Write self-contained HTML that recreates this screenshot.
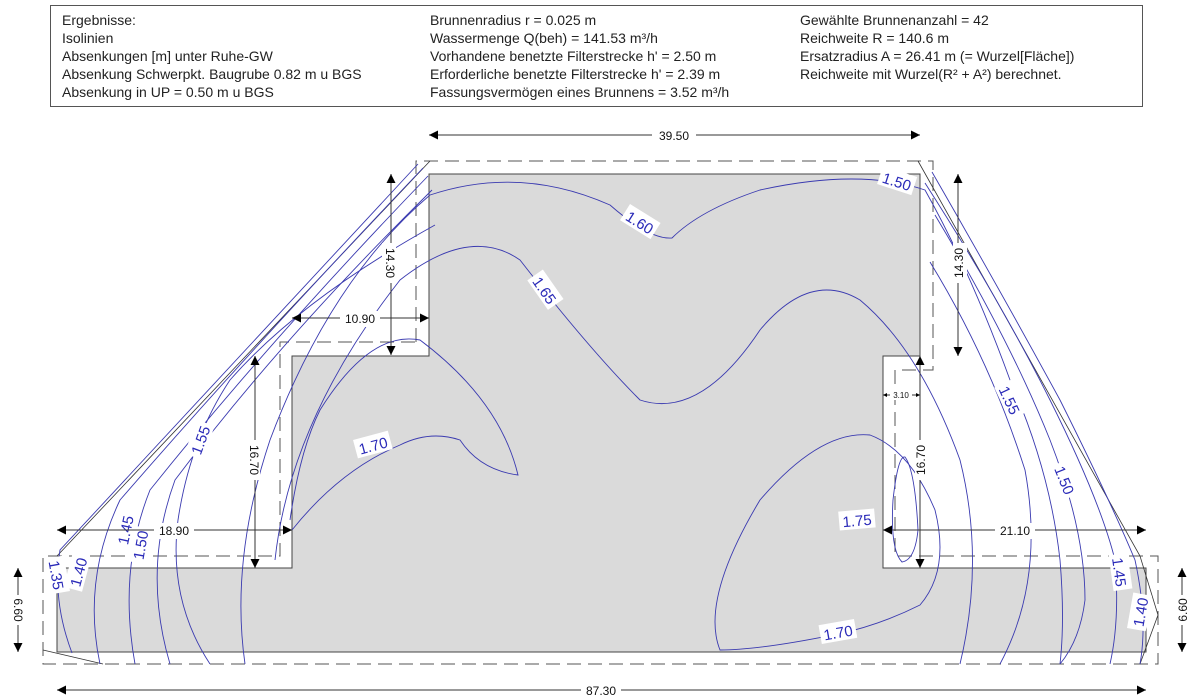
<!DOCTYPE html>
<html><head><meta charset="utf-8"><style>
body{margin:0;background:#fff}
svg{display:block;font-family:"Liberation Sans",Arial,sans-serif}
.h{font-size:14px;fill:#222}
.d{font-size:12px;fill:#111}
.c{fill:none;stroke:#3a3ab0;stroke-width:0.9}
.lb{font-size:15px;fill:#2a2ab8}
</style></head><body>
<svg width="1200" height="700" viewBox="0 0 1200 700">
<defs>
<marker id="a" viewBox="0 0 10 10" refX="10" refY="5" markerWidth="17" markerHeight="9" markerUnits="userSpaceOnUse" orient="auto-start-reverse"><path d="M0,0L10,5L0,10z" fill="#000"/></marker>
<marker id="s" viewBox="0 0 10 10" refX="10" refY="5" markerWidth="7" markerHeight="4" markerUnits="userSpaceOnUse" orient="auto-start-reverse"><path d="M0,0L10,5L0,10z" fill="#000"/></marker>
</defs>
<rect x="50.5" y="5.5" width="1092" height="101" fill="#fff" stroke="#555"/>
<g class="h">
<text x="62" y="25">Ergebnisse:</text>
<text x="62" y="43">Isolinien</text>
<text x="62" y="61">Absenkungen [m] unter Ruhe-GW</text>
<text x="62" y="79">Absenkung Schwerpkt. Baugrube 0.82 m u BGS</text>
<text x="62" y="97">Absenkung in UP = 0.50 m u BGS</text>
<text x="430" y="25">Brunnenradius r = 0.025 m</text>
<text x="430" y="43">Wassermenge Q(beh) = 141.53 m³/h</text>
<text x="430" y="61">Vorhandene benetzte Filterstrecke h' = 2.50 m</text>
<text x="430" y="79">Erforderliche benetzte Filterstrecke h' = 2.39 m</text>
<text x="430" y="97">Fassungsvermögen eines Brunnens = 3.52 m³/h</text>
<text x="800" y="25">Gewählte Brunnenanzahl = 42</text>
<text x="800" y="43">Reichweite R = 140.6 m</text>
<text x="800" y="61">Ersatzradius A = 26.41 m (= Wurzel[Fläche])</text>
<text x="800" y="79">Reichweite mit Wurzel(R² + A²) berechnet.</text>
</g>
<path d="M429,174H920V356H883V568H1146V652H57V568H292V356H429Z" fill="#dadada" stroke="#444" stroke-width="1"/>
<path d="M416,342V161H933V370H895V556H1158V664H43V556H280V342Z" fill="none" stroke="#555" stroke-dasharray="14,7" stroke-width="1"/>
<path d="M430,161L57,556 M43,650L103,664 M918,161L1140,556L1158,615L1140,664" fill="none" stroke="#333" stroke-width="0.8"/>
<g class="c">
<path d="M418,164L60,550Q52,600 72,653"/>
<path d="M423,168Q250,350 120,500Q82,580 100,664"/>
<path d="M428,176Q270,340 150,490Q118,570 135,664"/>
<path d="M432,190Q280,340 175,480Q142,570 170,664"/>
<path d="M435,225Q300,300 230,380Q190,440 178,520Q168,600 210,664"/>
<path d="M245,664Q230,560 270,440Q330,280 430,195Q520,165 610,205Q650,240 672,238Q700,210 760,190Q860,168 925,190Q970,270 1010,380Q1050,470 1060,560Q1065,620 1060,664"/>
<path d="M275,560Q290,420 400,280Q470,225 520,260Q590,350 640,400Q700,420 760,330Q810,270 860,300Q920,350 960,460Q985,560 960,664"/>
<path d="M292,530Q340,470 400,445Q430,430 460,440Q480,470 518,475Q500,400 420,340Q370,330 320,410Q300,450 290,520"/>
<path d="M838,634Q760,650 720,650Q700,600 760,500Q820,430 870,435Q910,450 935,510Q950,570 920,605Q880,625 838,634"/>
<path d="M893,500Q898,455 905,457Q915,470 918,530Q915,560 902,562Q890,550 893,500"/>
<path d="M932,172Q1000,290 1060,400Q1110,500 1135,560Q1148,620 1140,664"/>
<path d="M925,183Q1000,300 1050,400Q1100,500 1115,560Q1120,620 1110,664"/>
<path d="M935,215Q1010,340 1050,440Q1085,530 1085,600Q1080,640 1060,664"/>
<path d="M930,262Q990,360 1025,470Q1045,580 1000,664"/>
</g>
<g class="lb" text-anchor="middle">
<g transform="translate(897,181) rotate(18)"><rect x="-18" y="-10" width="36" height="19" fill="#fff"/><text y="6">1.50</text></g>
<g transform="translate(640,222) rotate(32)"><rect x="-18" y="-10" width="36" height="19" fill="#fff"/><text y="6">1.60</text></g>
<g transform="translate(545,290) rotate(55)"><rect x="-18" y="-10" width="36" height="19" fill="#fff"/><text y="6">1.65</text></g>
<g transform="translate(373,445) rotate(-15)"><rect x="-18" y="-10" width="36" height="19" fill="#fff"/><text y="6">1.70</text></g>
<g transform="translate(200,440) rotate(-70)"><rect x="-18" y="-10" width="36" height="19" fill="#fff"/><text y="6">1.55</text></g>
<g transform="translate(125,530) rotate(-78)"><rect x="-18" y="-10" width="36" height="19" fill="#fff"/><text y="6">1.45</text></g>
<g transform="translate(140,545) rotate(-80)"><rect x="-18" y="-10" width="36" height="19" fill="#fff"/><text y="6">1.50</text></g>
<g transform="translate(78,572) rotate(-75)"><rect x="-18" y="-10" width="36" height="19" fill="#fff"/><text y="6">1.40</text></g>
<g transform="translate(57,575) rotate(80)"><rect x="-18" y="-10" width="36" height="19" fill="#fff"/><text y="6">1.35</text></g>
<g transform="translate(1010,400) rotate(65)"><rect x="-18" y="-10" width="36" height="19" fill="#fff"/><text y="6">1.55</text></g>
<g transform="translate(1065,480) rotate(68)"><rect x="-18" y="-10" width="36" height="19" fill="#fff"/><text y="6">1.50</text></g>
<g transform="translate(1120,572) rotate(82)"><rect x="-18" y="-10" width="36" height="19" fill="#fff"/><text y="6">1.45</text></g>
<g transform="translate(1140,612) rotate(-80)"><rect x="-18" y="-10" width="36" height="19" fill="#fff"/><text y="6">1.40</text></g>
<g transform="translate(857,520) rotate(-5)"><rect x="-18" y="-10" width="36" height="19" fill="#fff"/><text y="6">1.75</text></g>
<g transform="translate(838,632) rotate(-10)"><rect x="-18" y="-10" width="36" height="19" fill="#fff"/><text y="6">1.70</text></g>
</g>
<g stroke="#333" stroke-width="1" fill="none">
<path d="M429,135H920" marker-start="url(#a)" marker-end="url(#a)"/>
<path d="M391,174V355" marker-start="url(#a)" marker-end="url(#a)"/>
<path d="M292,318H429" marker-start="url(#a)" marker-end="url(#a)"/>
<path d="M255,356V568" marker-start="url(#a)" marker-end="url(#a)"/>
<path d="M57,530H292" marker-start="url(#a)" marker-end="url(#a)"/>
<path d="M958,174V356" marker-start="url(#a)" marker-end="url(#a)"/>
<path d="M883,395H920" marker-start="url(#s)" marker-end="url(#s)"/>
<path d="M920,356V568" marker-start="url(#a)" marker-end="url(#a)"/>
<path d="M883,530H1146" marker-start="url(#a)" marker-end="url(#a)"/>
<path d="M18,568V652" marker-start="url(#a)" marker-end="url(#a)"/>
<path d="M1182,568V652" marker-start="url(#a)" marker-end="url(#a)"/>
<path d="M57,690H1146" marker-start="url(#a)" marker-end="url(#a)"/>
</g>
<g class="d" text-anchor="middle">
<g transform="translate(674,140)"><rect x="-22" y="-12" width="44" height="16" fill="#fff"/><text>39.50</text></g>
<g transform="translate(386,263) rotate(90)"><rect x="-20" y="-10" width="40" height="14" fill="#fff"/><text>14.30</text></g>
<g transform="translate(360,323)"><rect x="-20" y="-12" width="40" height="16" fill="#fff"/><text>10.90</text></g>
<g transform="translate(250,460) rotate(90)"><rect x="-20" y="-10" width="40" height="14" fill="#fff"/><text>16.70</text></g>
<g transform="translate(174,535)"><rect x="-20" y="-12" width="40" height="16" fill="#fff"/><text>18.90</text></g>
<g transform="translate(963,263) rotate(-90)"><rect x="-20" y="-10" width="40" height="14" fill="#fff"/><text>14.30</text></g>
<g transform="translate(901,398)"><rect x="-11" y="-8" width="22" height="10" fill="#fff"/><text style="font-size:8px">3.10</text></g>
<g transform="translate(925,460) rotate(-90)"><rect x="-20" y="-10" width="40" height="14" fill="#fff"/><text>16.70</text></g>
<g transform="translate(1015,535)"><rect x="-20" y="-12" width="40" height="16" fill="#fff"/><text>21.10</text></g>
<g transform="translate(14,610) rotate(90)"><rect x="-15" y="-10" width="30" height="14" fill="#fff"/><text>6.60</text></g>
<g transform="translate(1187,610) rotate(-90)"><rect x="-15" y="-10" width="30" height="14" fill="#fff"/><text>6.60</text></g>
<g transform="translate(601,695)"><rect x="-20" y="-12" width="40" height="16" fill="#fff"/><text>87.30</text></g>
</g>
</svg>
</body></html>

--

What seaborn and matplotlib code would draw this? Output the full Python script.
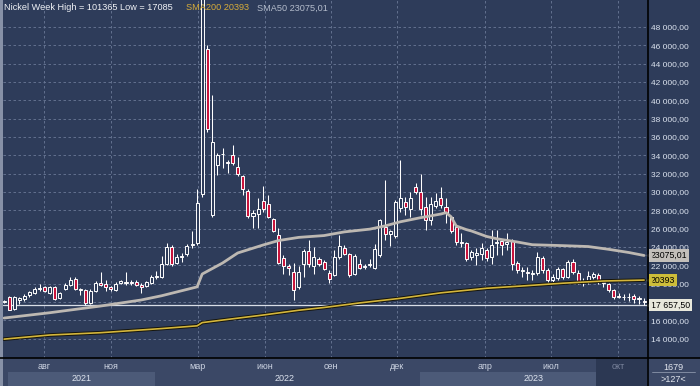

==

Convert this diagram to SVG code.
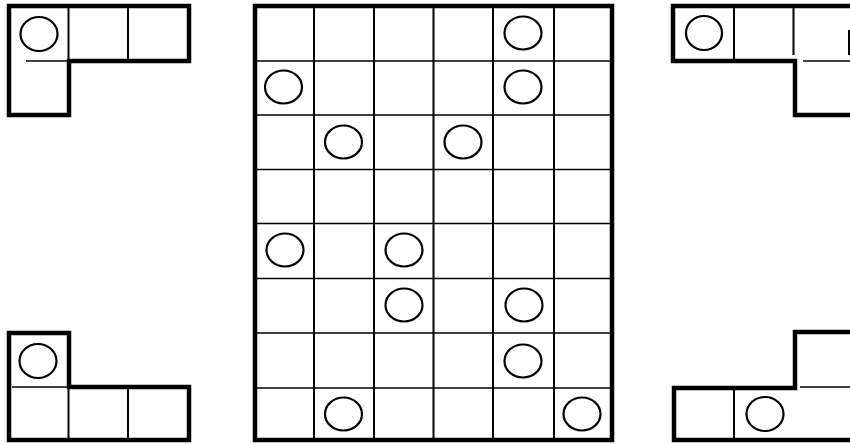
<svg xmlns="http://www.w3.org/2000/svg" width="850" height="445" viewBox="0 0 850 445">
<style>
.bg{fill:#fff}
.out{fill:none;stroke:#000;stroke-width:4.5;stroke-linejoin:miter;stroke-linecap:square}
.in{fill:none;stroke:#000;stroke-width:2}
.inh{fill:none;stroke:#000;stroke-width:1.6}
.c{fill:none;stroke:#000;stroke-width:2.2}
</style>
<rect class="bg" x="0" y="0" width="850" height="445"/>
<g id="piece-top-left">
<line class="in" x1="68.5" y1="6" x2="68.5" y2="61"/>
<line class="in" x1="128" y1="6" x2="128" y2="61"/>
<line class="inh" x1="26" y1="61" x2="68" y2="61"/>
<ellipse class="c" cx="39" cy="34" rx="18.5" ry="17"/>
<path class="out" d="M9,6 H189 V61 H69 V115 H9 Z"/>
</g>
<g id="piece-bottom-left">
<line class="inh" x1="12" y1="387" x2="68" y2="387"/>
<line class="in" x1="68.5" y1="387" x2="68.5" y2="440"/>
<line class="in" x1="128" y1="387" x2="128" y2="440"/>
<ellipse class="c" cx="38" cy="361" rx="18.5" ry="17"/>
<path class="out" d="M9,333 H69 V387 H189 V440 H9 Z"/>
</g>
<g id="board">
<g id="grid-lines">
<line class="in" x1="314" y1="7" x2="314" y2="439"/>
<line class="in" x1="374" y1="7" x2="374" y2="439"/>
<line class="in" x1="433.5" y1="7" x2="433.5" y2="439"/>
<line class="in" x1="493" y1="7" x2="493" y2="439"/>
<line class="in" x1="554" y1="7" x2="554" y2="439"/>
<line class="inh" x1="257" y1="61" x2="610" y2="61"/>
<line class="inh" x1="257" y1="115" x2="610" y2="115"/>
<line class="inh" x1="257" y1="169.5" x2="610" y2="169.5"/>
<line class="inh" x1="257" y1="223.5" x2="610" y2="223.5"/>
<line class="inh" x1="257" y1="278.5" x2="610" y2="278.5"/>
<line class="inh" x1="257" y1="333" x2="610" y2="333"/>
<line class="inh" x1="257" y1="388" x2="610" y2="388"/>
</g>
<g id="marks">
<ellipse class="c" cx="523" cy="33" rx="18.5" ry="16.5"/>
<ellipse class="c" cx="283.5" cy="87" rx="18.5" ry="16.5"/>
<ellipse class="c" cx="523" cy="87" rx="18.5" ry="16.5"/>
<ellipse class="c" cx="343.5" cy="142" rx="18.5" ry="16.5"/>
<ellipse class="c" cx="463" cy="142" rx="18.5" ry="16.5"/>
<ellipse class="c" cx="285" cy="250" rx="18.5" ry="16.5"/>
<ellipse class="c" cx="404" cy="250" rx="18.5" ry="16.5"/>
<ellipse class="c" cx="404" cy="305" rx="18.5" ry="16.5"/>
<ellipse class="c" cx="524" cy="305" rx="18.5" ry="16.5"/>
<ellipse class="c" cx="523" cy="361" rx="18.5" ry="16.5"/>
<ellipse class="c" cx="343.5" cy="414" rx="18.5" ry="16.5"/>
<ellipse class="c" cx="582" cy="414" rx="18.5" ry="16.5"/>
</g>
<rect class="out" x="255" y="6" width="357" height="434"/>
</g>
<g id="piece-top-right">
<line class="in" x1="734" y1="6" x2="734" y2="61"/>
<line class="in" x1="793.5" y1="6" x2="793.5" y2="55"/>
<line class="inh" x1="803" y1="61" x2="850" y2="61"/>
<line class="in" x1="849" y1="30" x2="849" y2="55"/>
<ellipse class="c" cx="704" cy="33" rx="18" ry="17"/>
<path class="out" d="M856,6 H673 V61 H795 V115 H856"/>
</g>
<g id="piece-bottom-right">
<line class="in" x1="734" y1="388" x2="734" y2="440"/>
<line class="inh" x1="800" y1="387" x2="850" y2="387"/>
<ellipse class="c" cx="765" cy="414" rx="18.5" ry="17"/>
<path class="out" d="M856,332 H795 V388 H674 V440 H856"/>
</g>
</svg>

■ What is needed ■
What is the number of lines holding the word "this"? State it alone.

■ Full output ■
3